Sources, sinks, sanitisers
Sources include:
req.body,req.query,req.params,req.headers(Express / Next.js)request.json(),request.form(),request.query_params(FastAPI)flask.request.*, Djangorequest.GET / POST- Function parameters of route handlers
- Reads from
os.environ/process.env(configurable; off by default to keep the noise sane)
Sinks include:
db.query("..." + tainted),cursor.execute(...)(SQL injection)child_process.exec,subprocess.run(shell=True)(command injection)eval,Function(...),pickle.loads,yaml.load(..., Loader=yaml.Loader)requests.get(tainted),fetch(tainted)(SSRF)redirect(tainted)(open redirect)- Template-as-string with user data (SSTI / XSS)
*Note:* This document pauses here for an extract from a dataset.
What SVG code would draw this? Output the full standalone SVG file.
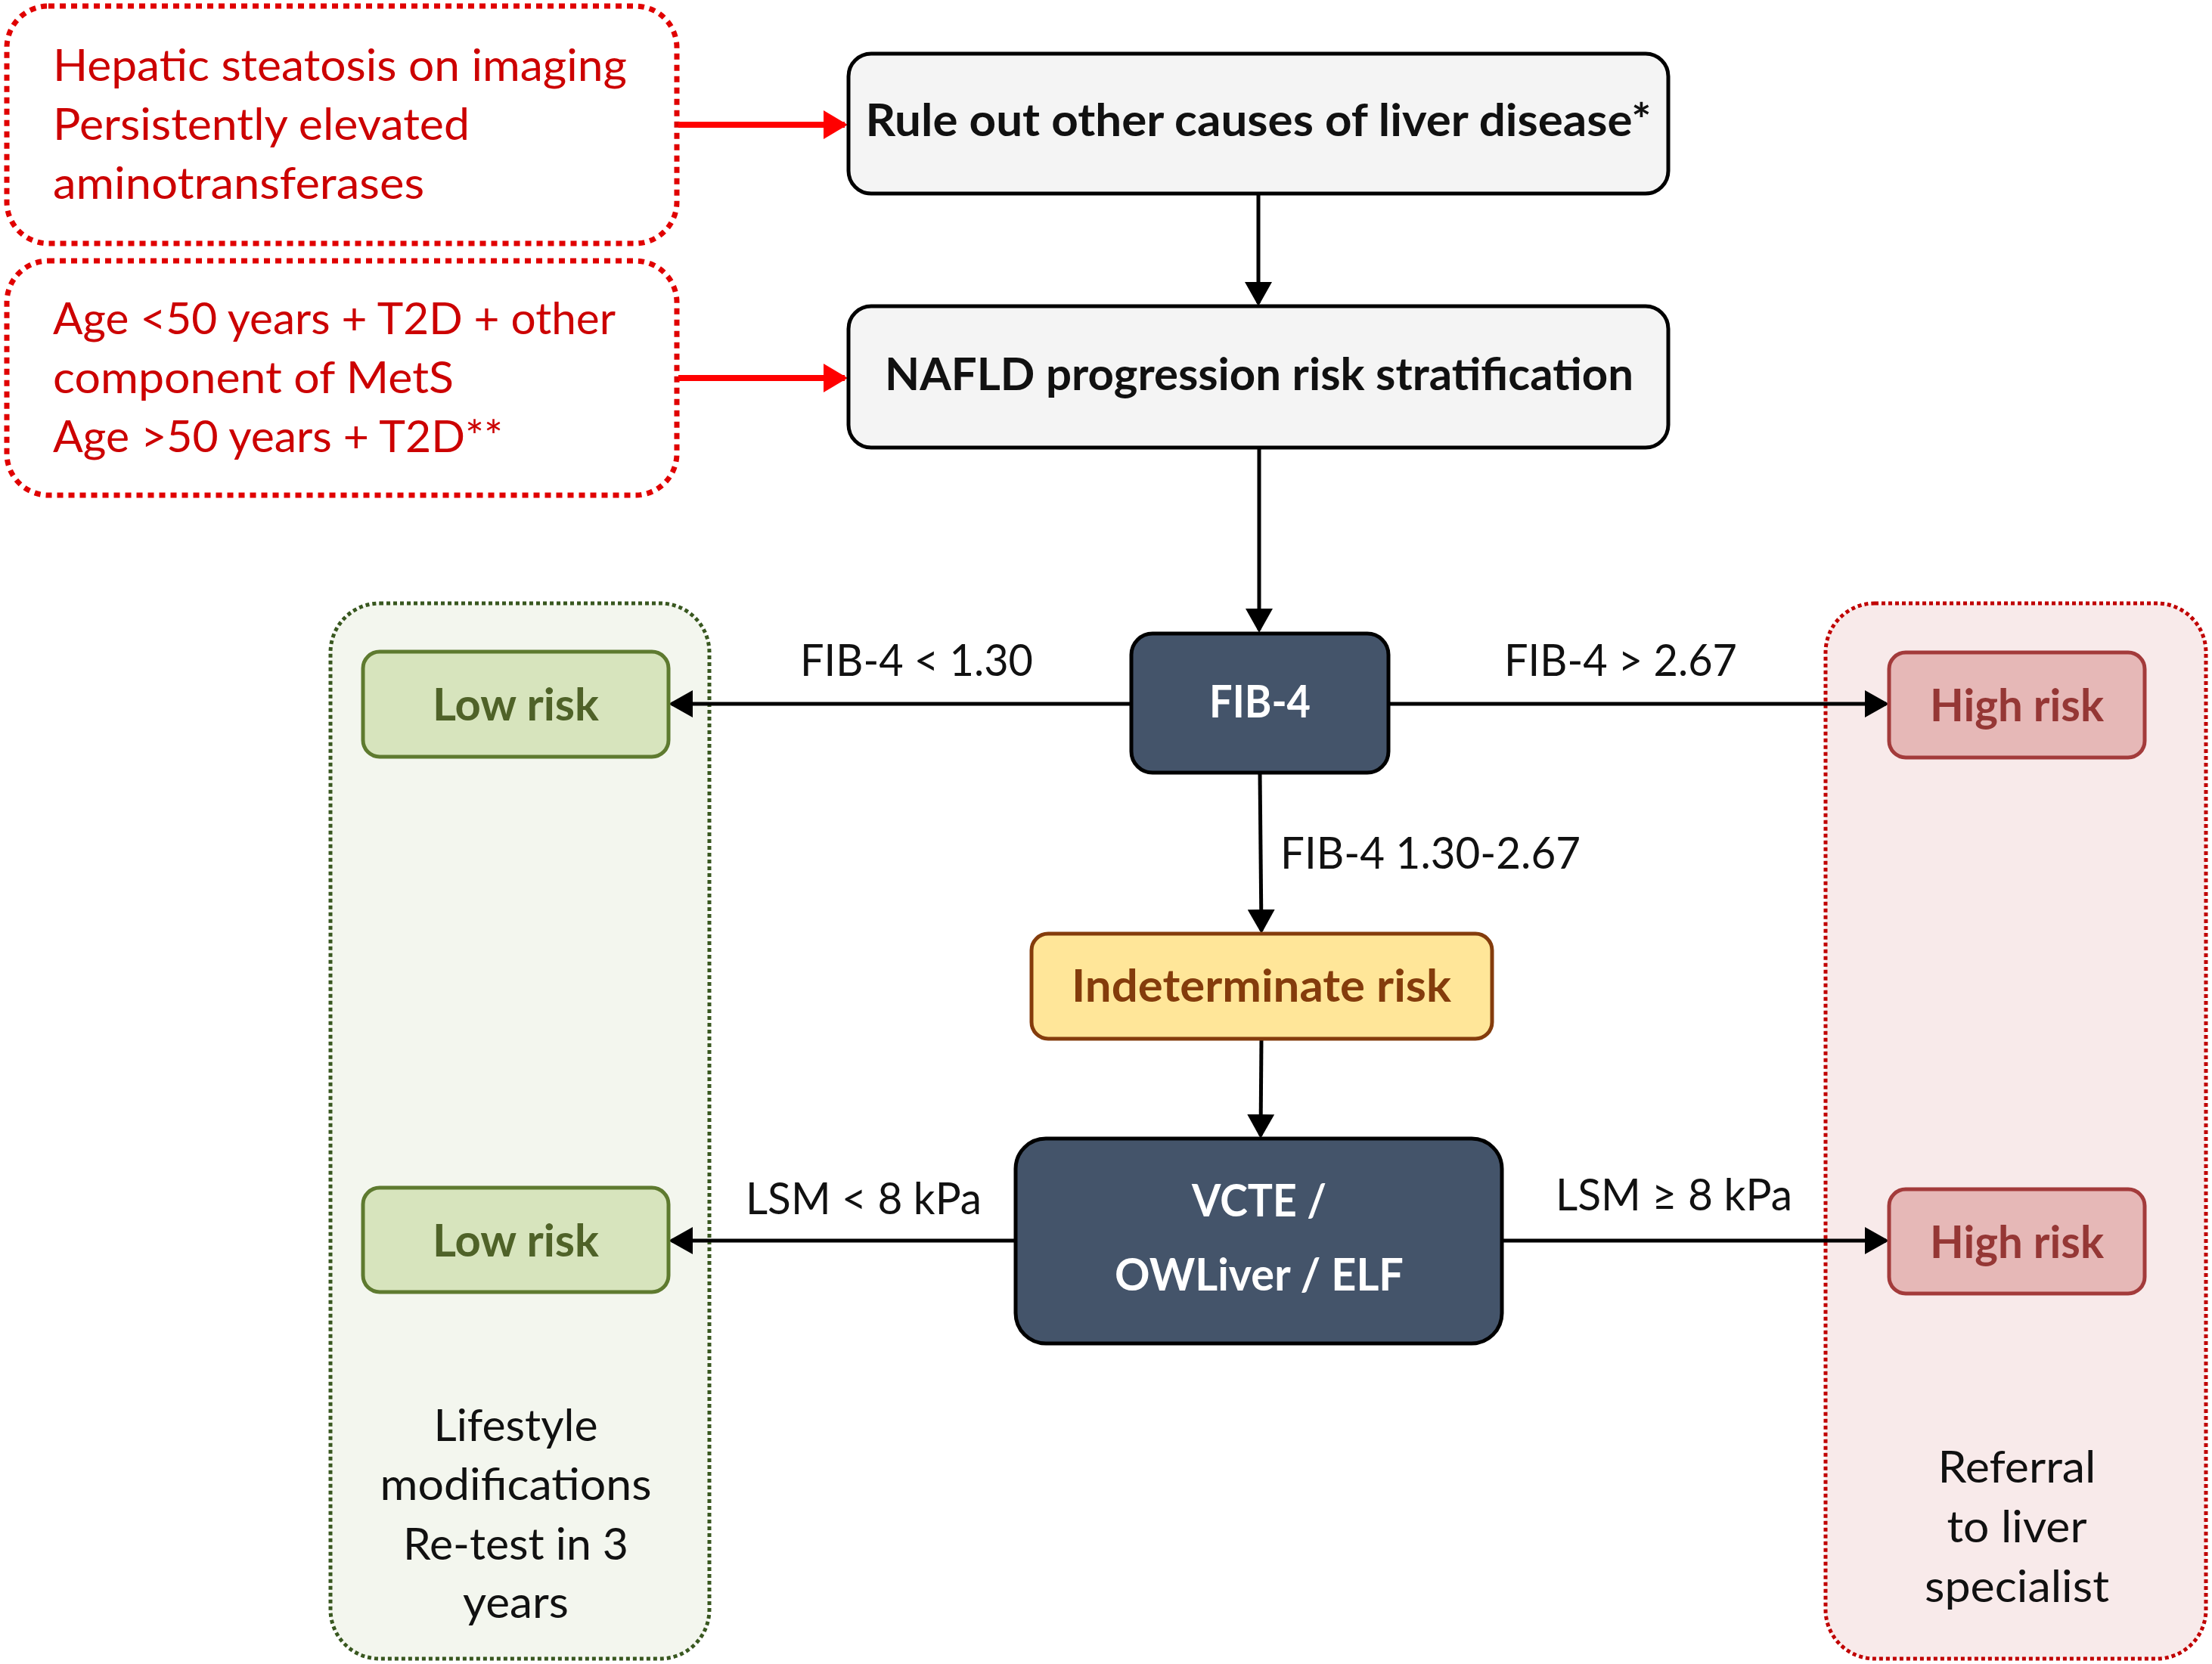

__proto__writes (prototype pollution)
Sanitisers include:
- Parameterised queries (
?/$1/:name) html.escape/bleach.clean- Allowlist-shaped enum / Pydantic / Zod schemas
urllib.parse.quotefor URLs- Constant-time comparison wrappers
Cross-file propagation
A typical case the cross-file pass catches:
# routes/admin.py
@router.post("/admin/export")
def export(req):
data = req.json() # SOURCE
return run_export(data["filter"])
# services/exports.py
def run_export(filter_expr: str):
return db.execute(f"SELECT * FROM logs WHERE {filter_expr}") # SINK
The intra-procedural pass alone would miss this - req.json() and the
SQL sink are in different files. The cross-file pass traces the call
from export to run_export and propagates the tainted argument.
Depth limit is 4 calls deep; deeper paths are skipped to keep wall-clock bounded on large repos.
Escape hatch
If a regression in cross-file taint blocks your build, set:
VULKRO_DISABLE_INTERPROC_TAINT=1 vulkro scan .
Skips just the cross-file pass; the intra-procedural and single-module passes still run.